D11 Problems & Repair Solutions
The common GE® D11 steam turbine, a single-casing HP/IP design used extensively in combined cycle applications, is demanding increased focus during normal outages, and ongoing attention for reliability, efficiency, and plant safety. Fundamental reasons are intensified by market-driven calls for continued cycling and low-load operation.
Units modified for higher efficiencies and compatibility with 7FA Gas Turbine exhaust temperatures are subject to the even higher rotor to casing differential thermal expansions in the more tightly-packed seal areas of this single-casing design.
The key to the continued efficiency and safe operation of these machines is highly specialized NDE inspections, remaining life analysis, and forward-looking repair option solutions.
HPIP Outer Casing/Shell Cracking
The HPIP Outer Casing has been shown to be susceptible to Low Cycle Fatigue (LCF) as well as Creep Rupture cracking, from different operating conditions. Both types of cracking are found adjacent to the N-2 male rabbet fit, which supports and positions the internal N-2 packing casing.
During a cold startup, the Hot IP inlet steam enters the IP steampath thru the two lower IP steam inlet bores. This steam rapidly heats the IP side of the HPIP Outer Casing N-2 male rabbet fit. The HP side of the N-2 male rabbet fit does not yet have any HP inlet steam so differential thermal expansion of the HPIP outer casing diameters occurs across this fit.
The differential thermal expansion puts the HPIP Outer casing into high compression adjacent to the fit. This compression creates LCF on the HP side of the N-2 fit. The LCF is cumulative with each cold startup. The accumulated LCF can then create radial and circumferential cracking on the HP side of the N-2 rabbet fit. The cracking is most severe in the lower half as this is closest to the IP steam inlets.
On the upstream (HP) side, Creep and/or LCF cracking has sometimes been known to sever the 4-inch-thick alloy steel HPIP Outer Casing wall in less than 5 years from the time of crack initiation.
The N-2 Inner Packing Casing separates the HP inlet steam from the IP inlet steam near the midspan of the HPIP rotor and Outer Casing. It is located by the N-2 rabbet fit noted above.
During steady-state full load operation at peak temperatures and pressures, there is a steady-state steam pressure difference between the HP and IP sides of the N-2 packing casing. The net difference wants to force the N-2 packing casing towards the IP section. The female fit on the outer perimeter of the N-2 packing casing is resisting this unbalanced steam force.

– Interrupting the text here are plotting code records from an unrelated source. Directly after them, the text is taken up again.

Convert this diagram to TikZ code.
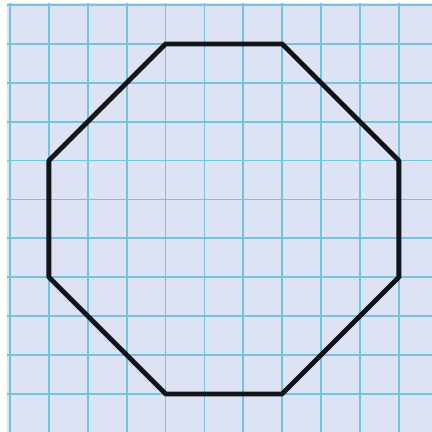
\documentclass[tikz,border=0pt]{standalone}
\definecolor{paper}{HTML}{DDE3F4}
\definecolor{gridline}{HTML}{72C2E2}
\definecolor{edge}{HTML}{111418}
\begin{document}
\begin{tikzpicture}[
  gridstyle/.style={draw=gridline, line width=1.3pt},
  shapeline/.style={draw=edge, line width=3.5pt, line join=round, line cap=round}]
\useasboundingbox (-0.257,-10.98) rectangle (10.85,0.129);
\fill[white] (-0.257,-10.98) rectangle (10.85,0.129);
\fill[paper] (-0.08,-10.98) rectangle (10.85,0.06);
\foreach \i in {0,...,11} {
  \draw[gridstyle] (\i,-10.98) -- (\i,0.06);
  \draw[gridstyle] (-0.08,-\i) -- (10.85,-\i);
}
\coordinate (p1) at (4,-1);
\coordinate (p2) at (7,-1);
\coordinate (p3) at (10,-4);
\coordinate (p4) at (10,-7);
\coordinate (p5) at (7,-10);
\coordinate (p6) at (4,-10);
\coordinate (p7) at (1,-7);
\coordinate (p8) at (1,-4);
\draw[shapeline] (p1) -- (p2) -- (p3) -- (p4) -- (p5) -- (p6) -- (p7) -- (p8) -- cycle;
\end{tikzpicture}
\end{document}
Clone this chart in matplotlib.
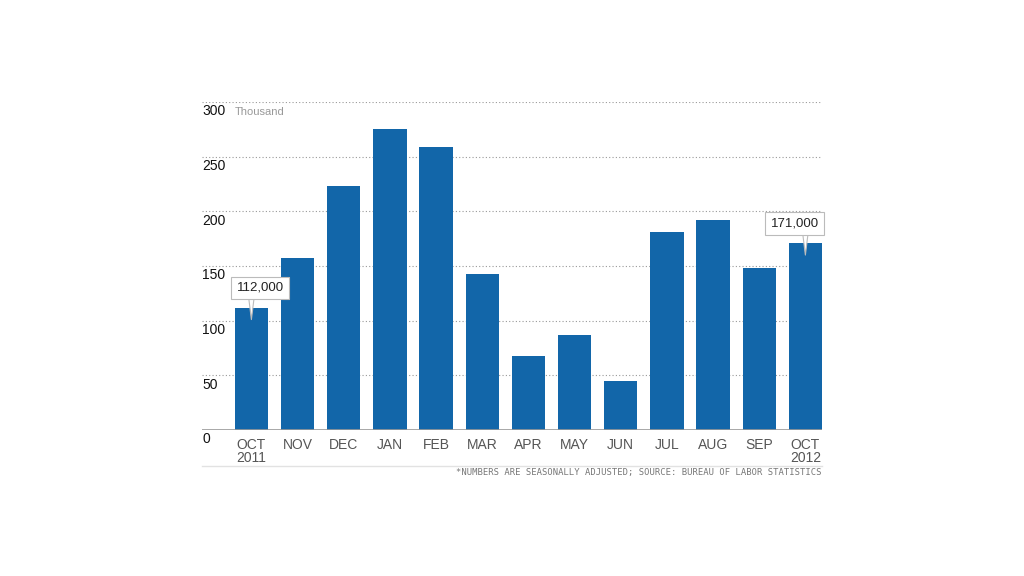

This creates a steady-state tension force at the HP side of the female rabbet fit. This steady-state tension force occurs at the full operating temperature. At this high temperature, the N-2 Packing casing material is vulnerable to creep rupture damage. The creep damage is again cumulative and radial circumferential cracking has been sometimes known to occur at the female fit at about 100,000 operating hours. This damage has led to the loss of axial positioning of the N-2 inner casing and internal damage to the rotor and diaphragms.
The key is to identify the cracking early, then pursue the optimum repair solution for safe and reliable long-term operation.
Most owners/operators do not know that the hidden internal damage exists until it surfaces as an emergent issue during a normal inspection outage.
Proper repair by Mechanical Dynamics & Analysis (MD&A) for outer shell IP inlet is on-site stress-relief weld repair and in-shop repair and upgrade of N-2 cracking casing. If needed, our experts also perform thermodynamic analysis, evaluating cycle efficiency to help isolate problems.
MD&A has more than 30 years of experience successfully applying its technology, knowledge, and professionals on more than 500 casings worldwide on a variety of OEMs (Original Equipment Manufacturers.)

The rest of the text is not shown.